**Challenge:**
Working from the data below, reproduce exactly the lines starting at the one that holds "Give me the" and ending at the one that holds "box6Text, box7Text, box8Text];". Pictures are excluded.

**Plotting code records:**
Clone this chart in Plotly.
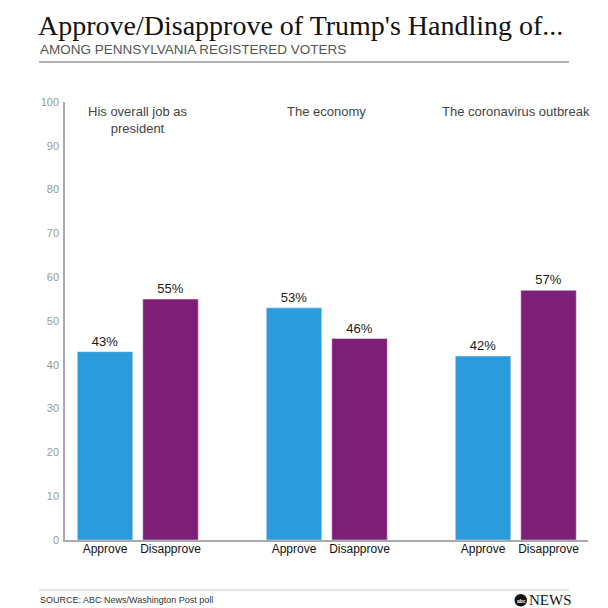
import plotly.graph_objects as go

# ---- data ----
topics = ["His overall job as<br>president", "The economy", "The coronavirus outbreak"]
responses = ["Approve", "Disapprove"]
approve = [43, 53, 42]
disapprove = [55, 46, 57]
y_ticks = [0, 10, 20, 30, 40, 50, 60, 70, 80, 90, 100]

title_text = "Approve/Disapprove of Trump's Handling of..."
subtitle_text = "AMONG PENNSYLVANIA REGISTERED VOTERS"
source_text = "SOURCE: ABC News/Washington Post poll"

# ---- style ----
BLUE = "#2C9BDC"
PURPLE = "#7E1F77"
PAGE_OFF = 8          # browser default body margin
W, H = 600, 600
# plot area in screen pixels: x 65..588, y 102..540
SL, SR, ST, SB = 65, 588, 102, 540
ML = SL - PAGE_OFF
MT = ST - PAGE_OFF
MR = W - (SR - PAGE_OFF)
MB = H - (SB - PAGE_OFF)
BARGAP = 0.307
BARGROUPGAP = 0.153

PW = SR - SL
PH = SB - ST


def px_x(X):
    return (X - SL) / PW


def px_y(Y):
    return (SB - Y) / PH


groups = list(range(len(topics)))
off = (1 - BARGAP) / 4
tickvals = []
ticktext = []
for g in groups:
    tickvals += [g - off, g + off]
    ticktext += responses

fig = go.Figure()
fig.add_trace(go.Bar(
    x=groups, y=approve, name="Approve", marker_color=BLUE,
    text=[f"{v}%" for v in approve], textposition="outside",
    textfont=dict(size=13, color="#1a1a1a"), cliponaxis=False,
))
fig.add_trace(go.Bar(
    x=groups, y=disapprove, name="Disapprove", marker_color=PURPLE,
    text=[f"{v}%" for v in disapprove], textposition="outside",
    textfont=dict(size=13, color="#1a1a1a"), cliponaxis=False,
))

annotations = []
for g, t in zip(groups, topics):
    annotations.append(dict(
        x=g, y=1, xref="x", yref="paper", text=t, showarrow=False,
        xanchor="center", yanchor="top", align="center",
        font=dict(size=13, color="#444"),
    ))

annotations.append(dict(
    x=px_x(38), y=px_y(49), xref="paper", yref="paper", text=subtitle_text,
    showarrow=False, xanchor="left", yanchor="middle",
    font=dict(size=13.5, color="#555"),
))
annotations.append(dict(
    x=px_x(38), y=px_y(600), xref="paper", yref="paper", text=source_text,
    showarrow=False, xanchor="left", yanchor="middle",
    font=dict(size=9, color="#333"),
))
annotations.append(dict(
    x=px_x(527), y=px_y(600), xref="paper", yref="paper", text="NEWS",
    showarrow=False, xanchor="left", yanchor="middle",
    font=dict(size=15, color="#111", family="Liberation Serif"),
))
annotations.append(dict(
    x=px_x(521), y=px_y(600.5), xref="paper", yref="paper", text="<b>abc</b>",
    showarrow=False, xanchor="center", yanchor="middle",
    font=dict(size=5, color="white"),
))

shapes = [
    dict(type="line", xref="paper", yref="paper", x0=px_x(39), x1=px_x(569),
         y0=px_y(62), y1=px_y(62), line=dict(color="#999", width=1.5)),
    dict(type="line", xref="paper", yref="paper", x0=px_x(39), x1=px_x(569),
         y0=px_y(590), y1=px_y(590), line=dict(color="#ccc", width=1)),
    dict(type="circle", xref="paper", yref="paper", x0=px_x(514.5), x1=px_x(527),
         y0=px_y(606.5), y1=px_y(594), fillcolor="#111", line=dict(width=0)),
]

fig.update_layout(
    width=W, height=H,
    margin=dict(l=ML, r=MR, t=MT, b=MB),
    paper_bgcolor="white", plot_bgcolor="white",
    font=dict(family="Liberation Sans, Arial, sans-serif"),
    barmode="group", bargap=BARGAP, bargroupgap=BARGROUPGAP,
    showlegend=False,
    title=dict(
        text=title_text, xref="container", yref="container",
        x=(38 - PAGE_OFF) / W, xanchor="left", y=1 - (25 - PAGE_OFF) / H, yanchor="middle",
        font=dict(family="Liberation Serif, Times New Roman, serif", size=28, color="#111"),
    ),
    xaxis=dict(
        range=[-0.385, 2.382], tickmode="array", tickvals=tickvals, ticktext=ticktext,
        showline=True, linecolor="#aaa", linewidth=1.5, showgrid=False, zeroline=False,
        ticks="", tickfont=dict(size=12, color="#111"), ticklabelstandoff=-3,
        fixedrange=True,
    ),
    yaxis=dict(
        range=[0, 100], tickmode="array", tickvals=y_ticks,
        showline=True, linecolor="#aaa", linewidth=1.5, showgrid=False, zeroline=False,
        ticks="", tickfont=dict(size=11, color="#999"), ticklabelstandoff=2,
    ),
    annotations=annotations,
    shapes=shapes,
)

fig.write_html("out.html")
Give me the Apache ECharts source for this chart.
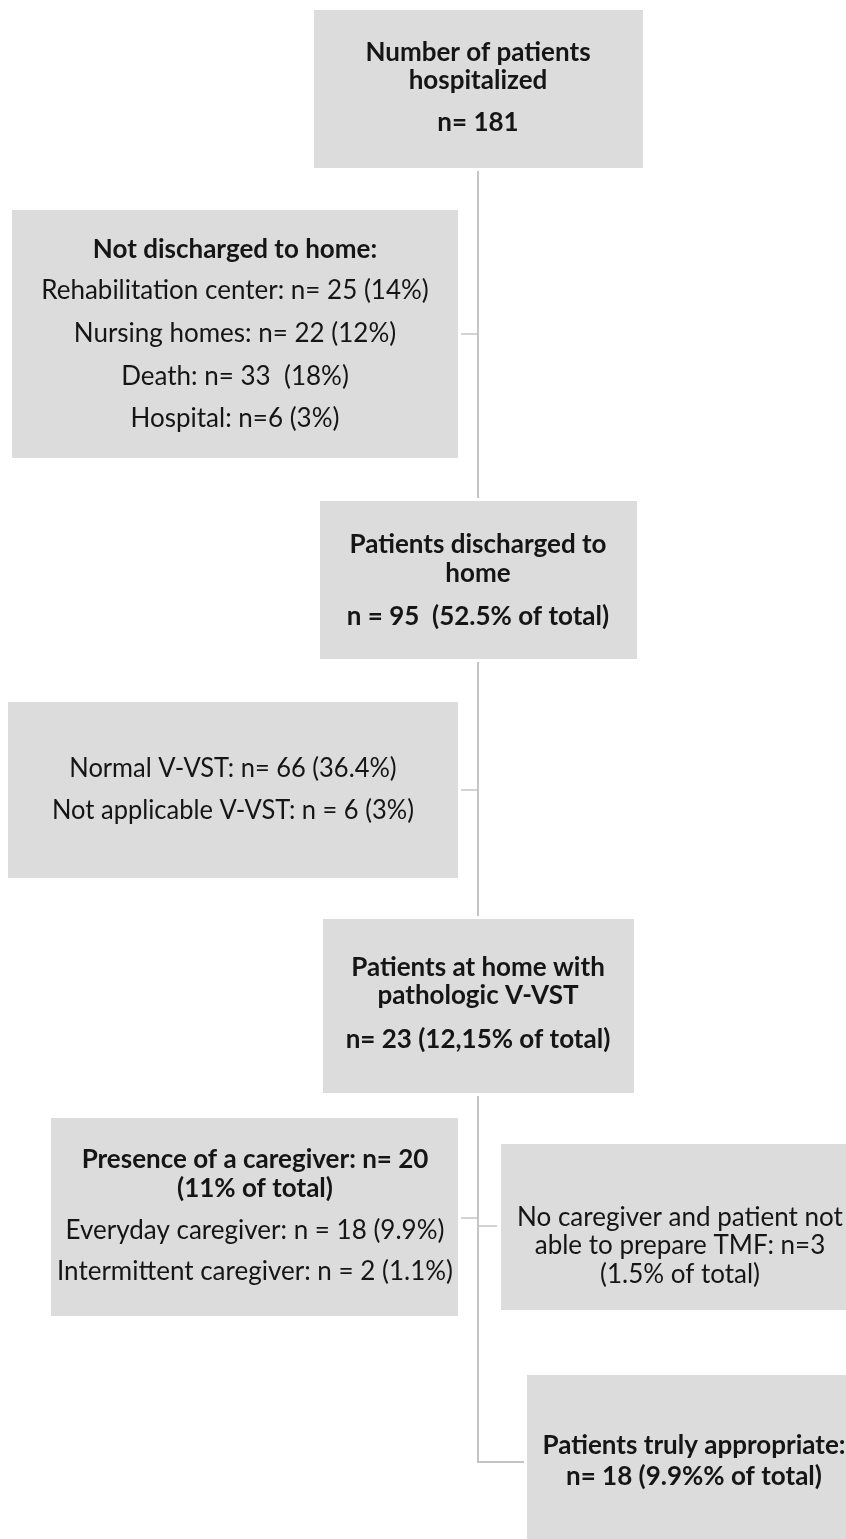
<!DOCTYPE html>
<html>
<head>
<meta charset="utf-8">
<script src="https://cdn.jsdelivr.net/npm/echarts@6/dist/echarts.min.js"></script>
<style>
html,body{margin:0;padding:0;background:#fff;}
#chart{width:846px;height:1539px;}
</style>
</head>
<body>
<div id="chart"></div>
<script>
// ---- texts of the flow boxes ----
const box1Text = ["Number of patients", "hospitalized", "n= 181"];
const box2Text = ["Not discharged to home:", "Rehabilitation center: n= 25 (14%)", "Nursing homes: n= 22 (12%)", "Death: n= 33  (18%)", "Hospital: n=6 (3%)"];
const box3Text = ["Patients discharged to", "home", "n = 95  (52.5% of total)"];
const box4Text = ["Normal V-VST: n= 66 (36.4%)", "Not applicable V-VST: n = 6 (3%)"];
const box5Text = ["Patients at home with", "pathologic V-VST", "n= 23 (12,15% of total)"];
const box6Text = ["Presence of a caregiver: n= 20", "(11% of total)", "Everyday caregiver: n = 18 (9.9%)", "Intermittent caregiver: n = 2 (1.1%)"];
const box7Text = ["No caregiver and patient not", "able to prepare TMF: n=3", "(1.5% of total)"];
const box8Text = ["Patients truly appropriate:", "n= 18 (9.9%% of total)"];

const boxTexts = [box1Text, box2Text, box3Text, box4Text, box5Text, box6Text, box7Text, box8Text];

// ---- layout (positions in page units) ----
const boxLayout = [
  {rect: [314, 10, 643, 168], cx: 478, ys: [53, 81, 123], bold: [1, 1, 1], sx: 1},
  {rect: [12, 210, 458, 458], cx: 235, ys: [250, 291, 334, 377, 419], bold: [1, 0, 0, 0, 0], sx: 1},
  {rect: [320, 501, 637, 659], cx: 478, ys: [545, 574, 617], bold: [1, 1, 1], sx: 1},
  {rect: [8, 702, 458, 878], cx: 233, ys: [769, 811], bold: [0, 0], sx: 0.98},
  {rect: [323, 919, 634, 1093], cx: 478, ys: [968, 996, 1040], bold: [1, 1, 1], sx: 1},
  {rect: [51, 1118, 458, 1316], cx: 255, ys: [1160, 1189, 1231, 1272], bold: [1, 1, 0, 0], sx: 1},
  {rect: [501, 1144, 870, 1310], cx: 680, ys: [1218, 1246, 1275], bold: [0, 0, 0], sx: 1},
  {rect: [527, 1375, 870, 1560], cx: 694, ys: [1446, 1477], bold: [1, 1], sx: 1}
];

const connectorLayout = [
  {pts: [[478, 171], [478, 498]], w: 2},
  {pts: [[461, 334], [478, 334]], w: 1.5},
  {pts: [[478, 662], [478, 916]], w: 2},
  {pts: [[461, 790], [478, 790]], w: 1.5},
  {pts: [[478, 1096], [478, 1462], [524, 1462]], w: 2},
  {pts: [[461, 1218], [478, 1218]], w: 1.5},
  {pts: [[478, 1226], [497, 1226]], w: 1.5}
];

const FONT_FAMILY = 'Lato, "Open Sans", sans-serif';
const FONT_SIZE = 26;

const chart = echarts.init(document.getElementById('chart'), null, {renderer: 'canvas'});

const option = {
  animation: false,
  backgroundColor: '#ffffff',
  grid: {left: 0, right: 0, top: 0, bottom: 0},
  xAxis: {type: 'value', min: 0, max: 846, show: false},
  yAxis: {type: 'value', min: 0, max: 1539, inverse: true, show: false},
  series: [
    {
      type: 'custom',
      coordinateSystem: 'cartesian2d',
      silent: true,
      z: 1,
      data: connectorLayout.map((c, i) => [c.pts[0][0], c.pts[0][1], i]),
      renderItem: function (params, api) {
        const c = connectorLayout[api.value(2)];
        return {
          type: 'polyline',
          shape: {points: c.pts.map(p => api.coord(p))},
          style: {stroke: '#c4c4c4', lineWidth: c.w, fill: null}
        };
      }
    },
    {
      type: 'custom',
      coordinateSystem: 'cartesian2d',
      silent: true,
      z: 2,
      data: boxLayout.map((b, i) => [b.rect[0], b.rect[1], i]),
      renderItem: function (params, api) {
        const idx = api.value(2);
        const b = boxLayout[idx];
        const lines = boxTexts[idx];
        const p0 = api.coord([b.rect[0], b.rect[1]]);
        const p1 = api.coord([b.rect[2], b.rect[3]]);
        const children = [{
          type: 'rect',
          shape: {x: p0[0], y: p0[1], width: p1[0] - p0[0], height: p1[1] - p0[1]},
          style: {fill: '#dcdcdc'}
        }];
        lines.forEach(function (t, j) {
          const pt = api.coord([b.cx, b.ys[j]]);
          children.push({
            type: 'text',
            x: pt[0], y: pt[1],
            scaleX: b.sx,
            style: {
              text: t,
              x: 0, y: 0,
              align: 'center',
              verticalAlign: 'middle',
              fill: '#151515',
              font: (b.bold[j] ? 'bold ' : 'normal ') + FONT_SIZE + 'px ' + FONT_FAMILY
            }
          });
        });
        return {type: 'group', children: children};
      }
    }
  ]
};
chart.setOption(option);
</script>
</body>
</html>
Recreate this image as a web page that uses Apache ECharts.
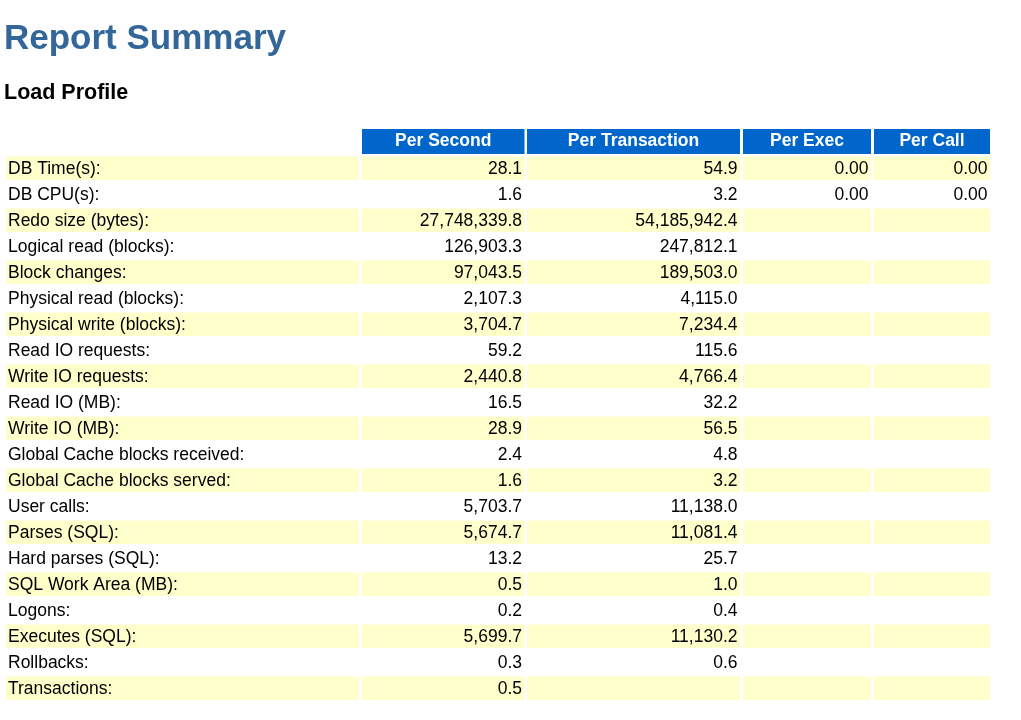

**Written solution:**
Give me the Apache ECharts source for this chart.
<!DOCTYPE html>
<html>
<head>
<meta charset="utf-8">
<script src="https://cdn.jsdelivr.net/npm/echarts@6/dist/echarts.min.js"></script>
<style>
html,body{margin:0;padding:0;background:#fff;}
#chart{width:846px;height:1539px;}
</style>
</head>
<body>
<div id="chart"></div>
<script>
// ---- texts of the flow boxes ----
const box1Text = ["Number of patients", "hospitalized", "n= 181"];
const box2Text = ["Not discharged to home:", "Rehabilitation center: n= 25 (14%)", "Nursing homes: n= 22 (12%)", "Death: n= 33  (18%)", "Hospital: n=6 (3%)"];
const box3Text = ["Patients discharged to", "home", "n = 95  (52.5% of total)"];
const box4Text = ["Normal V-VST: n= 66 (36.4%)", "Not applicable V-VST: n = 6 (3%)"];
const box5Text = ["Patients at home with", "pathologic V-VST", "n= 23 (12,15% of total)"];
const box6Text = ["Presence of a caregiver: n= 20", "(11% of total)", "Everyday caregiver: n = 18 (9.9%)", "Intermittent caregiver: n = 2 (1.1%)"];
const box7Text = ["No caregiver and patient not", "able to prepare TMF: n=3", "(1.5% of total)"];
const box8Text = ["Patients truly appropriate:", "n= 18 (9.9%% of total)"];

const boxTexts = [box1Text, box2Text, box3Text, box4Text, box5Text, box6Text, box7Text, box8Text];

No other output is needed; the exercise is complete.